■ Data section:
○ ○ ○ ○ ○ ○ ○

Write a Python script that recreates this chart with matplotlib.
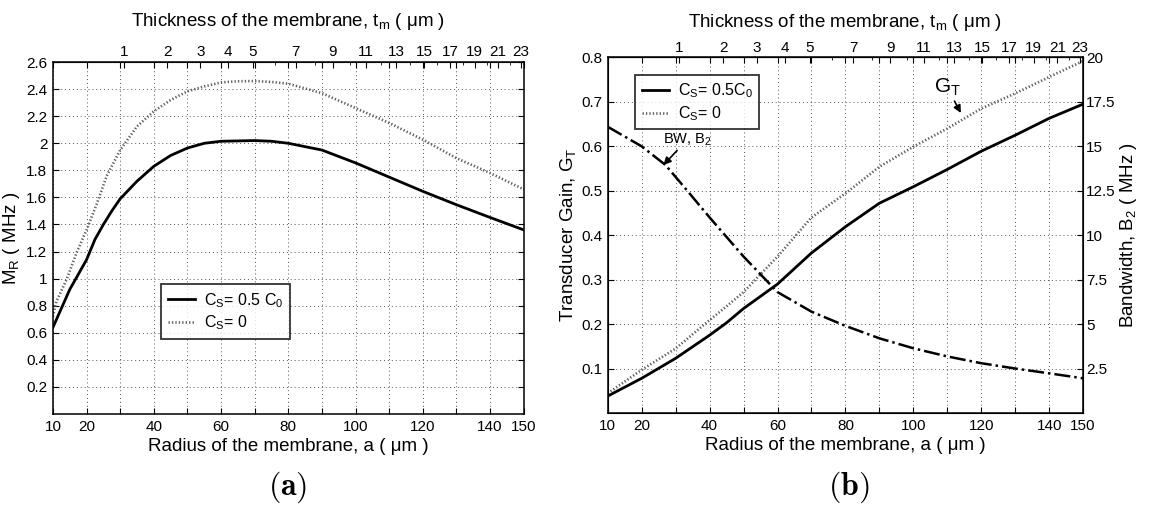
import numpy as np
import matplotlib
matplotlib.use('Agg')
import matplotlib.pyplot as plt

plt.rcParams['font.family'] = ['Liberation Sans', 'DejaVu Sans']
plt.rcParams['mathtext.fontset'] = 'custom'
plt.rcParams['mathtext.rm'] = 'Liberation Sans'
plt.rcParams['mathtext.it'] = 'Liberation Sans'
plt.rcParams['mathtext.bf'] = 'Liberation Sans:bold'

# radius of membrane (um)
a_left = [10, 15, 20, 22.5, 25, 27.5, 30, 35, 40, 45, 50, 55, 60, 70, 75, 80, 90, 100, 110, 120, 130, 140, 150]
mr_half = [0.64, 0.92, 1.14, 1.29, 1.40, 1.50, 1.59, 1.72, 1.83, 1.91, 1.965, 2.0, 2.015, 2.02, 2.015, 2.0, 1.95, 1.855, 1.75, 1.645, 1.546, 1.452, 1.36]
a_left2 = [10, 11, 14, 17, 20, 23, 26, 30, 35, 40, 45, 50, 55, 60, 65, 70, 75, 80, 90, 100, 110, 120, 130, 140, 150]
mr_zero = [0.72, 0.83, 0.99, 1.19, 1.36, 1.55, 1.76, 1.95, 2.125, 2.236, 2.32, 2.384, 2.42, 2.45, 2.458, 2.46, 2.453, 2.44, 2.37, 2.26, 2.15, 2.027, 1.89, 1.78, 1.66]

a_right = [10, 20, 30, 40, 45, 50, 60, 70, 80, 90, 100, 110, 120, 130, 140, 150]
gt_half = [0.038, 0.078, 0.123, 0.175, 0.203, 0.235, 0.29, 0.36, 0.419, 0.472, 0.509, 0.548, 0.589, 0.625, 0.663, 0.695]
gt_zero = [0.044, 0.097, 0.145, 0.209, 0.24, 0.272, 0.352, 0.44, 0.494, 0.554, 0.599, 0.640, 0.685, 0.719, 0.756, 0.792]
a_bw = [10, 20, 27, 33, 40, 50, 60, 70, 80, 90, 100, 110, 120, 130, 140, 150]
bw_mhz = [16.1, 15.0, 13.95, 12.6, 11.0, 8.8, 6.8, 5.7, 4.9, 4.2, 3.64, 3.18, 2.8, 2.5, 2.23, 1.95]

x_ticks = [10, 20, 30, 40, 50, 60, 70, 80, 90, 100, 110, 120, 130, 140, 150]
x_labels = ['10', '20', '', '40', '', '60', '', '80', '', '100', '', '120', '', '140', '150']
t_ticks = [1, 2, 3, 4, 5, 7, 9, 11, 13, 15, 17, 19, 21, 23]

DOT = (0, (0.5, 0.8))


def a2t(a):
    return np.sign(a) * np.asarray(a, float) ** 2 / 966.0


def t2a(t):
    return np.sqrt(np.abs(np.asarray(t, float)) * 966.0)


def style_axes(ax, toppad):
    ax.set_xlim(10, 150)
    ax.set_xticks(x_ticks)
    ax.set_xticklabels(x_labels)
    ax.grid(True, linestyle=(0, (1, 3)), color='#555555', linewidth=0.7)
    ax.tick_params(direction='in', length=4, labelsize=11, top=True, labeltop=False)
    ax.tick_params(axis='x', pad=4)
    ax.tick_params(axis='y', pad=4)
    for s in ax.spines.values():
        s.set_linewidth(1.1)
    ax.set_xlabel('Radius of the membrane, a ( \u03bcm )', fontsize=13.5, labelpad=3)
    top = ax.secondary_xaxis('top', functions=(a2t, t2a))
    top.set_xticks(t_ticks)
    top.set_xticks(np.arange(1, 24), minor=True)
    top.tick_params(direction='in', length=4, labelsize=11, pad=2)
    top.tick_params(which='minor', direction='in', length=2)
    top.set_xlabel('Thickness of the membrane, t$_\\mathrm{m}$ ( \u03bcm )', fontsize=13.5, labelpad=toppad)
    return top


def make_legend(ax, anchor):
    leg = ax.legend(loc='upper left', bbox_to_anchor=anchor, fontsize=11.5, frameon=True,
                    fancybox=False, edgecolor='black', handlelength=1.7, borderpad=0.4,
                    labelspacing=0.25, handletextpad=0.55, borderaxespad=0)
    leg.get_frame().set_linewidth(1.3)
    return leg


fig = plt.figure(figsize=(11.51, 5.13), dpi=100)

# (a)
ax1 = fig.add_axes([0.046, 0.193, 0.409, 0.686])
ax1.plot(a_left, mr_half, color='black', linewidth=2.0, label='C$_\\mathrm{S}$= 0.5 C$_\\mathrm{0}$')
ax1.plot(a_left2, mr_zero, color='#606060', linestyle=DOT, linewidth=1.9, label='C$_\\mathrm{S}$= 0')
style_axes(ax1, 14)
ax1.tick_params(axis='y', right=True)
ax1.set_ylim(0, 2.6)
ax1.set_yticks(np.arange(0.2, 2.61, 0.2))
ax1.set_yticklabels(['0.2', '0.4', '0.6', '0.8', '1', '1.2', '1.4', '1.6', '1.8', '2', '2.2', '2.4', '2.6'])
ax1.set_ylabel('M$_\\mathrm{R}$ ( MHz )', fontsize=13.5, labelpad=3)
make_legend(ax1, (0.230, 0.368))
fig.text(0.25, 0.051, r'$\mathbf{(a)}$', ha='center', va='center', fontsize=23,
         math_fontfamily='cm')

# (b)
ax2 = fig.add_axes([0.528, 0.195, 0.413, 0.693])
ax2.plot(a_right, gt_half, color='black', linewidth=2.0, label='C$_\\mathrm{S}$= 0.5C$_\\mathrm{0}$')
ax2.plot(a_right, gt_zero, color='#606060', linestyle=DOT, linewidth=1.9, label='C$_\\mathrm{S}$= 0')
style_axes(ax2, 10)
ax2.set_ylim(0, 0.8)
ax2.set_yticks(np.arange(0.1, 0.81, 0.1))
ax2.set_ylabel('Transducer Gain, G$_\\mathrm{T}$', fontsize=13.5, labelpad=2)
ax3 = ax2.twinx()
ax3.plot(a_bw, bw_mhz, color='black', linestyle='-.', linewidth=1.8)
ax3.set_ylim(0, 20)
ax3.set_yticks([2.5, 5, 7.5, 10, 12.5, 15, 17.5, 20])
ax3.set_yticklabels(['2.5', '5', '7.5', '10', '12.5', '15', '17.5', '20'])
ax3.tick_params(direction='in', length=4, labelsize=11, pad=2)
ax3.set_ylabel('Bandwidth, B$_\\mathrm{2}$ ( MHz )', fontsize=13.5, labelpad=2)
make_legend(ax2, (0.058, 0.95))
ax2.annotate('BW, B$_\\mathrm{2}$', xy=(26.4, 0.558), xytext=(33.5, 0.597), fontsize=10.5,
             ha='center', va='bottom',
             arrowprops=dict(arrowstyle='-|>', color='black', lw=1.2, shrinkA=0, shrinkB=0,
                             mutation_scale=11))
ax2.annotate('G$_\\mathrm{T}$', xy=(114, 0.675), xytext=(110, 0.708), fontsize=15,
             ha='center', va='bottom',
             arrowprops=dict(arrowstyle='-|>', color='black', lw=1.2, shrinkA=0, shrinkB=0,
                             mutation_scale=11))
fig.text(0.737, 0.051, r'$\mathbf{(b)}$', ha='center', va='center', fontsize=23,
         math_fontfamily='cm')

plt.savefig('out.png', dpi=100)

○ ○ ○ ○ ○ ○ ○

■ Task goal: Please repeat exactly the data above from its first line to the line that contains "plt.rcParams['mathtext.bf'] = 'Liberation", inclusive, and leave every picture out.

■ Reply to the exercise:
Write a Python script that recreates this chart with matplotlib.
import numpy as np
import matplotlib
matplotlib.use('Agg')
import matplotlib.pyplot as plt

plt.rcParams['font.family'] = ['Liberation Sans', 'DejaVu Sans']
plt.rcParams['mathtext.fontset'] = 'custom'
plt.rcParams['mathtext.rm'] = 'Liberation Sans'
plt.rcParams['mathtext.it'] = 'Liberation Sans'
plt.rcParams['mathtext.bf'] = 'Liberation Sans:bold'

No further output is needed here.